Stop the stigma
My mother walks excitedly into the room where I'm talking with my boys. Long, dark hair frames her youthful face. She's smiling, happily explaining how a favoured politician has won the recent election in her native Slovakia. She drives off in a station wagon towing a boat....
My mother's short grey hair adorns a fragile face, blue eyes intent but no longer clear. Clothes much too big envelope a frame that clings tentatively to the 100 lb. mark wrapped in a wardrobe that, from an impoverished, post-war upbringing will never reach the standards of what she feels is acceptable to the imagined judgement of her peers.
The station wagon meanders down a steep slope, steadily until it wavers and fishtails before careening into a water-filled ditch. I stare intently. “Ma's in trouble!” I yell to my kids.
When I visit these days, she's not happy to see me. When I phone, she invariably tells me she's not having a good day. She insists she's a bad person, that her lies will be discovered, that she doesn't belong in the residence that has extended the most kindly and understanding care in her current state. She believes her mental illness will destroy me, that the police will arrest me, and that I will suffer for her sins. I despise the concept of guilt - endured or delegated.

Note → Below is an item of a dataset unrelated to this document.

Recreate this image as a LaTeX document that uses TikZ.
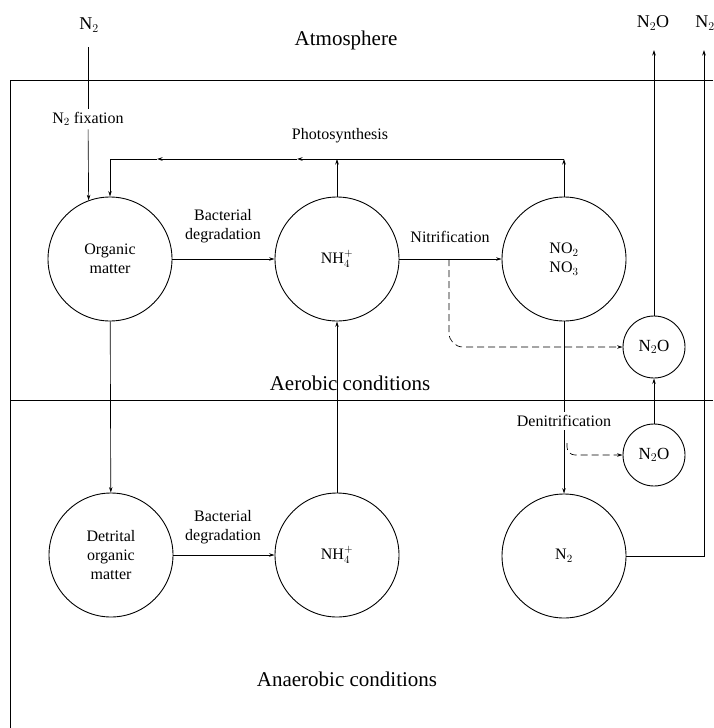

“Stop being so Catholic,” I insist even though I know I'll hear her sharp, disapproving intake of breath and, despite her physical state, a stinging admonishment.
I'm running down the hill towards the ditch in which my mom is now in the partially submerged boat. A police officer is tugging on a long rope in an effort to pull the craft out of the dirty, swirling water.

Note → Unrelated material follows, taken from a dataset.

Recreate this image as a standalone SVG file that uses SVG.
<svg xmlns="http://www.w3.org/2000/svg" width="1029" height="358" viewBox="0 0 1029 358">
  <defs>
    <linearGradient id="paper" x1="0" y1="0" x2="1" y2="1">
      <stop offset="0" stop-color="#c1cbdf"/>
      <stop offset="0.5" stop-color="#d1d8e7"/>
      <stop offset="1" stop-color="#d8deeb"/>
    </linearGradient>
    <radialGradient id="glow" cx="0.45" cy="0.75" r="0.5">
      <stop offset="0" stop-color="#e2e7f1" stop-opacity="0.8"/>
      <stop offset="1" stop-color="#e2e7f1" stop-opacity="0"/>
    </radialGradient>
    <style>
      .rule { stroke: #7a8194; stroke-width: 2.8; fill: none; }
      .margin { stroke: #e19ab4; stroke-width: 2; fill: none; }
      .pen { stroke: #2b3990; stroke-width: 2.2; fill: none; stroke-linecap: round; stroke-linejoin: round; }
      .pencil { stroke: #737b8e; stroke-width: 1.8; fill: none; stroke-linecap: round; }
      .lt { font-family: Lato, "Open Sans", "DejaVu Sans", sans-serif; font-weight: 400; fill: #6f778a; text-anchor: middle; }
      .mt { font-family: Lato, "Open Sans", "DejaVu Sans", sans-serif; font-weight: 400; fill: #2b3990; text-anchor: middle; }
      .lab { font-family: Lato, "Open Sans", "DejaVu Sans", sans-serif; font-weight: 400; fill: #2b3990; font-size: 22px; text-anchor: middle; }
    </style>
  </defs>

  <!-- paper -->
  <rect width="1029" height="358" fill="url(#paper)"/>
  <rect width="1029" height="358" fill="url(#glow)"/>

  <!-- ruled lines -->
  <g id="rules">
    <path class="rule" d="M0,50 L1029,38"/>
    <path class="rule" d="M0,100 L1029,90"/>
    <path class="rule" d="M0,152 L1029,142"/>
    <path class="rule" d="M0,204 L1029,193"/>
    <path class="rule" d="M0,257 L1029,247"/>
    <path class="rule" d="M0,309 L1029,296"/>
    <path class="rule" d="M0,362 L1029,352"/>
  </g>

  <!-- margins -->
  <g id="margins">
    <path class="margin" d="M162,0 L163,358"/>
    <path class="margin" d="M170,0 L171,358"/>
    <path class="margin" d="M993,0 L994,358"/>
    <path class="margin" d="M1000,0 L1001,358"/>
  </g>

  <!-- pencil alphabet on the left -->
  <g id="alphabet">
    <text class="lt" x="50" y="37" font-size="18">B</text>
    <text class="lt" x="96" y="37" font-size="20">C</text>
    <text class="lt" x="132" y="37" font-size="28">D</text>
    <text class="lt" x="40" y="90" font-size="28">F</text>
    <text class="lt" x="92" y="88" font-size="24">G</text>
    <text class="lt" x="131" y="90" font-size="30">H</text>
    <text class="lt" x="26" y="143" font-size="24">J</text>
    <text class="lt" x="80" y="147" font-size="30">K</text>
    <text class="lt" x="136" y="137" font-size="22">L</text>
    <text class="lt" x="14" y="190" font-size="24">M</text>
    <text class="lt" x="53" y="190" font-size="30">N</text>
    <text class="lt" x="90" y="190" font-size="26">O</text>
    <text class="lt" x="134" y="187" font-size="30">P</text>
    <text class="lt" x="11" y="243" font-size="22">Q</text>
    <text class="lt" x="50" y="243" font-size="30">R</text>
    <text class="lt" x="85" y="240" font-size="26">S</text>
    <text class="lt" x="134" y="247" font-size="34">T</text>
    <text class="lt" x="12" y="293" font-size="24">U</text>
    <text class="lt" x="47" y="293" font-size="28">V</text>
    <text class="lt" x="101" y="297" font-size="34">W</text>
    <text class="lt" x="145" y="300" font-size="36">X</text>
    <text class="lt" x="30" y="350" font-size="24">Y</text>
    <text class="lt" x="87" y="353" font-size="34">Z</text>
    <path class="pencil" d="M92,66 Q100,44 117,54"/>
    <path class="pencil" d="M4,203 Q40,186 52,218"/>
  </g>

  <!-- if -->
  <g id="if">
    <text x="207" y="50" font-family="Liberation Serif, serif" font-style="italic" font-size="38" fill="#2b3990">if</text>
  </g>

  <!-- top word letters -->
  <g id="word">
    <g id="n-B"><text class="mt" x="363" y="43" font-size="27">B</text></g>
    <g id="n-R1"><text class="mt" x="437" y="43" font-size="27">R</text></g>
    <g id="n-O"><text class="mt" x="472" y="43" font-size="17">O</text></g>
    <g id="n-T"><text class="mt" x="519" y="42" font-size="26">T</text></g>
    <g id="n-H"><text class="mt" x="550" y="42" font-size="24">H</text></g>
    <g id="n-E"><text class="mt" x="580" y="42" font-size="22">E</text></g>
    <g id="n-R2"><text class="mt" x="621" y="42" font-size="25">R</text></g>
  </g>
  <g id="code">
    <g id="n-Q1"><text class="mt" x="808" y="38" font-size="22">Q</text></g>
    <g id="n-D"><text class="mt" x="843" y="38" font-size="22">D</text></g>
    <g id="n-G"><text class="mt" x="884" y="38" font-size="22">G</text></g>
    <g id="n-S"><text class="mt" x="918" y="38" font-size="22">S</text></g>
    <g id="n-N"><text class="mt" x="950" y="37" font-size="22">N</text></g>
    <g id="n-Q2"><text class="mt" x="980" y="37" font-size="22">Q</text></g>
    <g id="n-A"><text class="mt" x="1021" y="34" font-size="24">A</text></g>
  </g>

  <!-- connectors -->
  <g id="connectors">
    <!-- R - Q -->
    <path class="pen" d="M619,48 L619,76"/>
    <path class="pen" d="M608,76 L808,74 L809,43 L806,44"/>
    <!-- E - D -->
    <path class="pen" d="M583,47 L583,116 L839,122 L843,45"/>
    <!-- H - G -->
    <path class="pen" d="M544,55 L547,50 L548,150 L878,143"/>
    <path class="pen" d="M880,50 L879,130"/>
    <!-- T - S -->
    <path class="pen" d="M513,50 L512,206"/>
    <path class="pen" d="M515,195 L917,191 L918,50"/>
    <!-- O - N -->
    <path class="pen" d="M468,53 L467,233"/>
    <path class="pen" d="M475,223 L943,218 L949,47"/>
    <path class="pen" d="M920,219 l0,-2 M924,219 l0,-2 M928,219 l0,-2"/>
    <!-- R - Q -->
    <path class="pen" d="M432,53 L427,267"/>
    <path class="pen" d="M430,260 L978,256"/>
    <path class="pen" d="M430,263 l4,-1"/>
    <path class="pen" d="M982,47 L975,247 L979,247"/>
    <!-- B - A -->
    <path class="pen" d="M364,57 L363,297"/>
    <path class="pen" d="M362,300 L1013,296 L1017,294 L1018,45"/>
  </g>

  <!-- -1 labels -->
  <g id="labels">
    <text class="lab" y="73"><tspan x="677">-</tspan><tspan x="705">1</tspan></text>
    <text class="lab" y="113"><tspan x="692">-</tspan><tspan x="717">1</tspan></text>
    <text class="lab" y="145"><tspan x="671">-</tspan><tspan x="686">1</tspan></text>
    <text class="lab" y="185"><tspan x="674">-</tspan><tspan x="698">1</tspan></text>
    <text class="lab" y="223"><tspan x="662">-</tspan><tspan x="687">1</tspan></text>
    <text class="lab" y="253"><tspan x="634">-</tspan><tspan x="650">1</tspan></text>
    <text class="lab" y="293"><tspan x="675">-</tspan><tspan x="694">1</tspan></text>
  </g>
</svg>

The insidious tendrils of severe depression crept into my mother's life around Easter of this year and held tight with a fierce tenacity. Robbing her of her good nature, sense of humour, and ultimately her appetite until the phone call came from the staff at her seniors' home, imploring me to convince her to allow the ambulance to transport her to the hospital.
In keeping with my mother's ability to do all things in life to the fullest, her depression led to psychosis and a treatment-resistant journey that arrived, not at a cure, but at a state that I refer to as purgatory. The only thing drug therapy would ultimately address was to restore her appetite to the point where she wouldn't die. Her mental state, however, is firmly ensconced in a black cloud.
The police officer hands me the rope and walks away. I see my mother's face pressed up against the window of the boat and I start to pull with minimal effort, easily at first – as easily as I was willing to believe the attending physician that this is a cakewalk and her condition will be rectified as soon as the drugs kick in. Unfortunately, this never really happens. Treatment-resistant depression, I'm told, sometimes happens but I'm assured that Electroconvulsive Therapy (ECT) is highly effective, especially in seniors, with minimal side-effects. Its unfortunate reputation, borne of countless Hollywood misrepresentations, has saddled the treatment with the nasty stain of stigma, of which my mother is more afraid than spending the rest of her days in purgatory, or even in hell.
Though I'm initially successful at pulling the boat from the ditch, I soon lose my grip. The rope slips from my hands and the boat slowly becomes submerged in the murky ditch water. I scream at the police officer to help me but he can't. Without my mother's consent, he explains, he can't force anything on her, even if it's for her own good. I wake from the nightmare with my heart pounding.
October 1 to 7 is Mental Illness Awareness Week in Canada.
Please help to end the stigma of the affliction – and the treatment – by validating the conversation and allowing it to even begin.